Die Antwort auf beide Fragen passt so gar nicht zu dem die deutsche Exportwirtschaft angeblich so begünstigenden gesunkenen Euro-Kurs, den die Europäische Zentralbank mit ihrer Politik sehr bewusst provoziert. Ganz im Gegenteil: Eine starke Währung war über viele Jahrzehnte hinweg die entscheidende Produktivitätskeule in Deutschland! Wollten wir Güter und Dienstleistungen in alle Welt verkaufen und trotz höherer Preise wettbewerbsfähig sein, dann mussten unsere Unternehmen mit ihren Mitarbeitern besser und innovativer sein. Das gelang über viele Jahrzehnte mehr als überzeugend. Während andere europäische Volkswirtschaften, die heute im Euroraum mit einer Währung fest verknüpft sind, lange Zeit ihre preisliche „Konkurrenzfähigkeit“ immer wieder durch Abwertung nachjustieren mussten, entwickelte sich Deutschland zu einem Hort der Stabilität und Leistungsfähigkeit. Dazu trug auch die starke Marktposition der vielen mittelständischen Unternehmen bei, von denen fast eineinhalbtausend zu den „hidden champions“ im Weltmarkt-Unternehmensranking gehören.

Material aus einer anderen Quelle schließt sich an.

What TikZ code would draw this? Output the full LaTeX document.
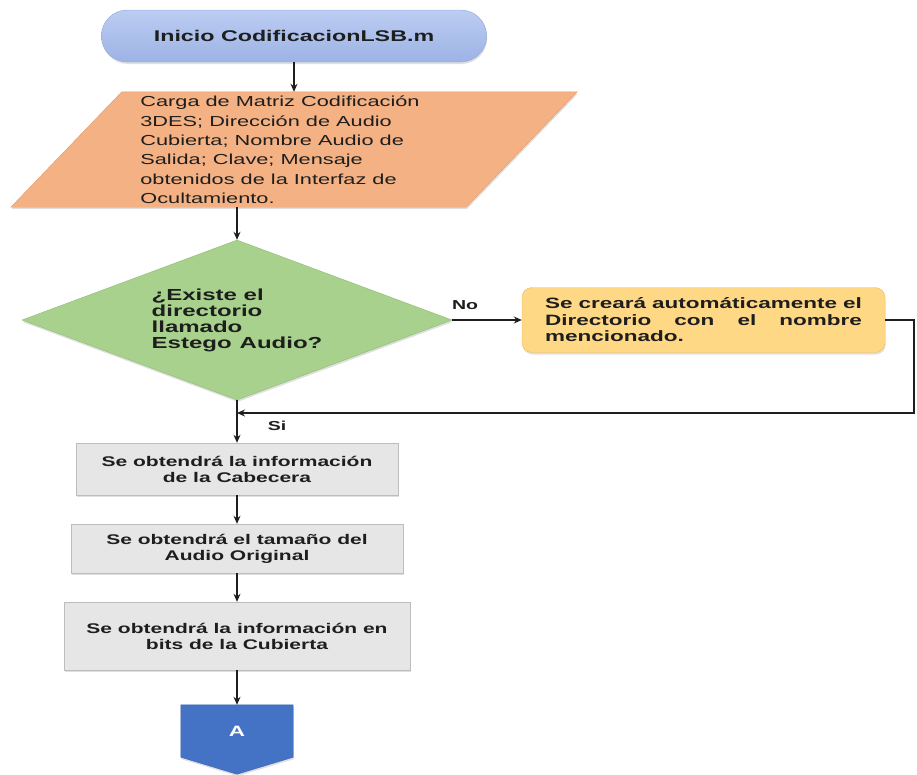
\documentclass[tikz,border=0pt]{standalone}
\usepackage{fontspec}
\setmainfont{Liberation Sans}[FakeStretch=1.5]
\usepackage{tikz}
\usetikzlibrary{arrows.meta, calc, shapes.geometric, shapes.misc, shadows}
\definecolor{starttop}{HTML}{BCCDF3}
\definecolor{startbot}{HTML}{9DB3E5}
\definecolor{startline}{HTML}{8DA5D8}
\definecolor{inputfill}{HTML}{F4B183}
\definecolor{inputline}{HTML}{E49A66}
\definecolor{decfill}{HTML}{A9D18E}
\definecolor{decline}{HTML}{8DBB70}
\definecolor{notefill}{HTML}{FFD886}
\definecolor{noteline}{HTML}{F2BA4C}
\definecolor{procfill}{HTML}{E7E6E6}
\definecolor{procline}{HTML}{BDBDBD}
\definecolor{confill}{HTML}{4472C4}
\definecolor{conline}{HTML}{3A62AE}
\definecolor{ink}{HTML}{1E1E1E}
\newcommand{\jline}[1]{\makebox[317pt][s]{#1}}
\tikzset{
  fc shadow/.style={
    drop shadow={shadow xshift=0.6pt, shadow yshift=-2pt, opacity=0.25}
  },
  fc start/.style={
    rounded rectangle,
    draw=startline, thin,
    top color=starttop, bottom color=startbot,
    minimum width=392pt, minimum height=52pt,
    font=\fontsize{15.5}{18}\selectfont\bfseries,
    text=ink, fc shadow
  },
  fc input/.style={
    draw=inputline, thin, fill=inputfill, fc shadow
  },
  fc inputtext/.style={
    align=left, text=ink, inner sep=0pt,
    font=\fontsize{14.5}{19.4}\selectfont
  },
  fc decision/.style={
    diamond, aspect=2.7,
    draw=decline, thin, fill=decfill,
    minimum width=430pt, minimum height=160pt,
    inner sep=0pt, align=left, text=ink,
    font=\fontsize{16}{16}\selectfont\bfseries,
    fc shadow
  },
  fc note/.style={
    rectangle, rounded corners=10pt,
    draw=noteline, thin, fill=notefill,
    minimum width=363pt, minimum height=65pt,
    align=left, text=ink,
    font=\fontsize{15}{16.5}\selectfont\bfseries,
    fc shadow
  },
  fc process/.style={
    rectangle, draw=procline, thin, fill=procfill,
    align=center, text=ink,
    font=\fontsize{14}{16}\selectfont\bfseries,
    fc shadow
  },
  fc connector/.style={
    draw=conline, thin, fill=confill, fc shadow
  },
  fc label/.style={
    text=ink, inner sep=1pt,
    font=\fontsize{13}{15}\selectfont\bfseries
  },
  fc arrow/.style={
    -{Stealth[length=8pt, width=7pt]},
    line width=1.3pt, color=ink
  }
}

\begin{document}
\begin{tikzpicture}[x=1pt, y=-1pt]
  \useasboundingbox (0,0) rectangle (917,774);

  % Inicio
  \node[fc start] (inicio) at (294,36) {Inicio CodificacionLSB.m};

  % Datos de entrada
  \node[minimum width=455pt, minimum height=115pt, inner sep=0pt] (entrada) at (294,149.5) {};
  \path[fc input] ($(entrada.north west)+(55.5,0)$) -- ($(entrada.north east)+(55.5,0)$)
    -- ($(entrada.south east)-(55.5,0)$) -- ($(entrada.south west)-(55.5,0)$) -- cycle;
  \node[fc inputtext] (entradatxt) at (280,150) {Carga de Matriz Codificación\\
    3DES; Dirección de Audio\\Cubierta; Nombre Audio de\\Salida; Clave; Mensaje\\
    obtenidos de la Interfaz de\\Ocultamiento.};

  % Decision
  \node[fc decision] (decision) at (237,320) {¿Existe el\\directorio\\llamado\\Estego\enspace Audio?};
  \node[fc note] (crear) at (703.5,320) {\jline{Se creará automáticamente el}\\
    \jline{Directorio con el nombre}\\mencionado.};
  \node[fc label] (nolbl) at (465,305) {No};
  \node[fc label] (silbl) at (277,426) {Si};
  \coordinate (retorno) at (914,413);
  \coordinate (union) at (237,413);

  % Procesos
  \node[fc process, minimum width=322pt, minimum height=52pt] (cabecera) at (237,469)
    {Se obtendrá la información\\de la Cabecera};
  \node[fc process, minimum width=332pt, minimum height=49pt] (tamano) at (237,548.5)
    {Se obtendrá el tamaño del\\Audio Original};
  \node[fc process, minimum width=346pt, minimum height=68pt] (bits) at (237,636)
    {Se obtendrá la información en\\bits de la Cubierta};

  % Conector A
  \node[minimum width=112pt, minimum height=52pt, inner sep=0pt] (conA) at (237,731) {};
  \path[fc connector] (conA.north west) -- (conA.north east) -- (conA.south east)
    -- ($(conA.south)+(0,17)$) -- (conA.south west) -- cycle;
  \node[text=white, font=\fontsize{15}{18}\selectfont\bfseries] (conAtxt) at (conA) {A};

  % Flechas
  \draw[fc arrow] (inicio.south) -- (entrada.north);
  \draw[fc arrow] (entrada.south -| decision.north) -- (decision.north);
  \draw[fc arrow] (decision.east) -- (crear.west);
  \draw[fc arrow] (crear.east) -| (retorno) -- (union);
  \draw[fc arrow] (decision.south) -- (cabecera.north);
  \draw[fc arrow] (cabecera) -- (tamano);
  \draw[fc arrow] (tamano) -- (bits);
  \draw[fc arrow] (bits) -- (conA);
\end{tikzpicture}
\end{document}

In den aktuellen Lohnrunden wird weit mehr verteilt, als über den Produktivitätsfortschritt erwirtschaftet wird. Die Lohnkosten entkoppeln sich in Deutschland von der Produktivität auch durch eine immer stärker branchenpartikular operierende Gewerkschaftslandschaft, die keinen Blick mehr für die ganze Volkswirtschaft hat. Gleichzeitig mischt sich die Politik immer stärker in die Lohnfindung ein – durch gesetzliche Mindestlöhne, aber auch durch das beifällige Begleiten hoher Lohnforderungen. Zusätzlich treibt die Politik auf zwei Großbaustellen die Preise: Zum einen führen die bereits beschlossenen teuren Projekte in der Renten-, Kranken- und Pflegeversicherung mit Sicherheit noch in diesem Jahrzehnt zu deutlich steigenden Beitragssätzen. Obwohl die Alterung unserer Gesellschaft die Sozialkosten ohnehin erhöht, bleibt die Große Koalition ohne Rücksicht auf Verluste spendierfreudig. Zum anderen spottet der immer stärkere Markteingriff des Staates in der Energiepolitik jeder marktwirtschaftlichen Vernunft. In ihrer ganzen Widersprüchlichkeit steht die deutsche Energiepolitik weder für ökonomische noch für ökologische Kompetenz.

Wer diese Alarmzeichen nicht sehen will, die sich bereits augenfällig in den Investitionsentscheidungen der Unternehmen niederschlagen, der wird bald aufwachen müssen. Denn der Euro als Währung wird als Produktivitätskeule ausfallen. Also braucht es politische Reformanstrengungen, die aber erst in der nächsten Krise mehrheitsfähig werden dürften: Eine Agenda 2030 muss es dann richten!